# Supplied information:
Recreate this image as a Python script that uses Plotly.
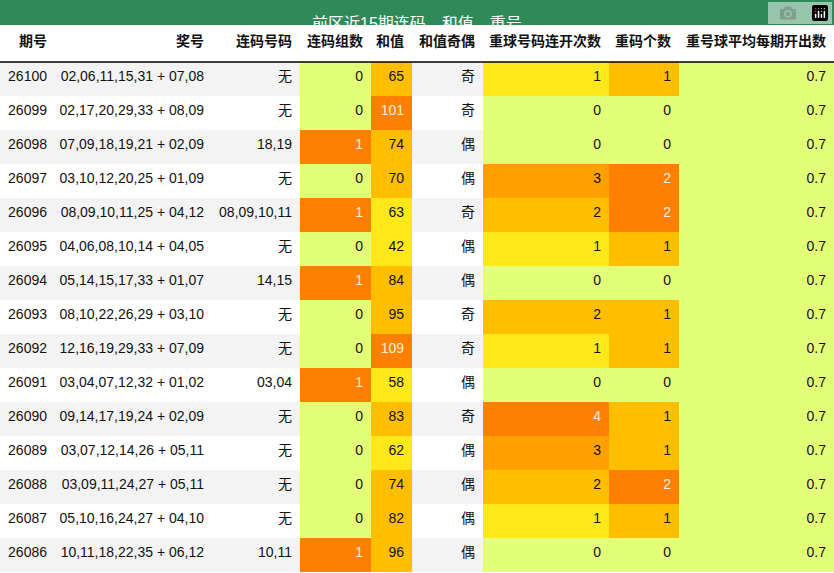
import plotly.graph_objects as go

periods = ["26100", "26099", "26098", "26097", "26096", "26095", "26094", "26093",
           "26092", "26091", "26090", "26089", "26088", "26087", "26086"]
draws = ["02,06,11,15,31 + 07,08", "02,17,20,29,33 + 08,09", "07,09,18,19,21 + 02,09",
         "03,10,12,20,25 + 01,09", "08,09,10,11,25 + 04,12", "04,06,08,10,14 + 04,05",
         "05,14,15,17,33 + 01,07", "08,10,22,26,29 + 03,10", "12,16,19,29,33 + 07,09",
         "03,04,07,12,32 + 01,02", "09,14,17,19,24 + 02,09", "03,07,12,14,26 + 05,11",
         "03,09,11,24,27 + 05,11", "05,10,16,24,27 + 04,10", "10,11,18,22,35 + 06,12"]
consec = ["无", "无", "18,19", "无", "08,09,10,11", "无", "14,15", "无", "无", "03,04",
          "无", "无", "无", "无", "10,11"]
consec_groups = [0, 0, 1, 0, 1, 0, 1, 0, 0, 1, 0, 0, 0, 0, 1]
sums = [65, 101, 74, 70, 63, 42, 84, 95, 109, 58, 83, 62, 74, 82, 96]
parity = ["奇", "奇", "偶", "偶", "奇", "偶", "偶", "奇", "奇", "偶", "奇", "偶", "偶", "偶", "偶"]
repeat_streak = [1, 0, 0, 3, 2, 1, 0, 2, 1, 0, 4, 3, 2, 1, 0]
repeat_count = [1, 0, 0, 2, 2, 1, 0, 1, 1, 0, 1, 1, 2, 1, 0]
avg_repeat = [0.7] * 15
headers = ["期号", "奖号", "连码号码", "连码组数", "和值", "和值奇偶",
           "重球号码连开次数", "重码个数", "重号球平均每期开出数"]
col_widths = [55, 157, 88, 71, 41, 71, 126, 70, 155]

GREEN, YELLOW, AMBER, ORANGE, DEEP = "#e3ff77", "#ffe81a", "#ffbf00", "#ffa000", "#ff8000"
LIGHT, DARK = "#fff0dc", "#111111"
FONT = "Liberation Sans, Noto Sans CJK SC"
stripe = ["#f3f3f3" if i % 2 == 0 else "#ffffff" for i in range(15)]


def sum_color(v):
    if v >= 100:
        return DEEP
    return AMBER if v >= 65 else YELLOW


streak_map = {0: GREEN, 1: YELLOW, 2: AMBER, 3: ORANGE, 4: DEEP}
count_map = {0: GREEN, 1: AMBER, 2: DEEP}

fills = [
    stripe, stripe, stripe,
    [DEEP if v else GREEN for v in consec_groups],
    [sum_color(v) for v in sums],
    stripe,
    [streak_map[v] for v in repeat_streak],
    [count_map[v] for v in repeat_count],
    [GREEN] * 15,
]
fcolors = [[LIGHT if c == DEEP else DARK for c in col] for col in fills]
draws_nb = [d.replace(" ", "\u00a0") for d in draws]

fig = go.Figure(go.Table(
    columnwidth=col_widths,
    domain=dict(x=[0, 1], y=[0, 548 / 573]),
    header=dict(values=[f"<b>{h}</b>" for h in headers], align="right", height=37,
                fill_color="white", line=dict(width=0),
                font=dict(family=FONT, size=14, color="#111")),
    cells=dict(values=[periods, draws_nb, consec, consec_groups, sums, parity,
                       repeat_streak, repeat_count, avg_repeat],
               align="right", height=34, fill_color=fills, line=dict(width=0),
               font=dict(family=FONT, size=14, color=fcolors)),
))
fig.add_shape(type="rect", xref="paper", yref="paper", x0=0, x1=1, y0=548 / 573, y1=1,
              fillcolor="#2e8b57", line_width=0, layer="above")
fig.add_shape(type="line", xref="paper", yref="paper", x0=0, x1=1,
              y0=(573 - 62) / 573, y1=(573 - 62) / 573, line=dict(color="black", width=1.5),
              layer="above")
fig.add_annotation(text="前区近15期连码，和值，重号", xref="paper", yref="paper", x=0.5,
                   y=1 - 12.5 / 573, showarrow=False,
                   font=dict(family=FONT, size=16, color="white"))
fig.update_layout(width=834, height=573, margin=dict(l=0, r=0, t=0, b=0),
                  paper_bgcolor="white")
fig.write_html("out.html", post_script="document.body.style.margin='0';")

# Exercise goal:
Return exactly what appears from the opening line of the material through the line with "import plotly.graph_objects as go", apart from the pictures.

# Solution:
Recreate this image as a Python script that uses Plotly.
import plotly.graph_objects as go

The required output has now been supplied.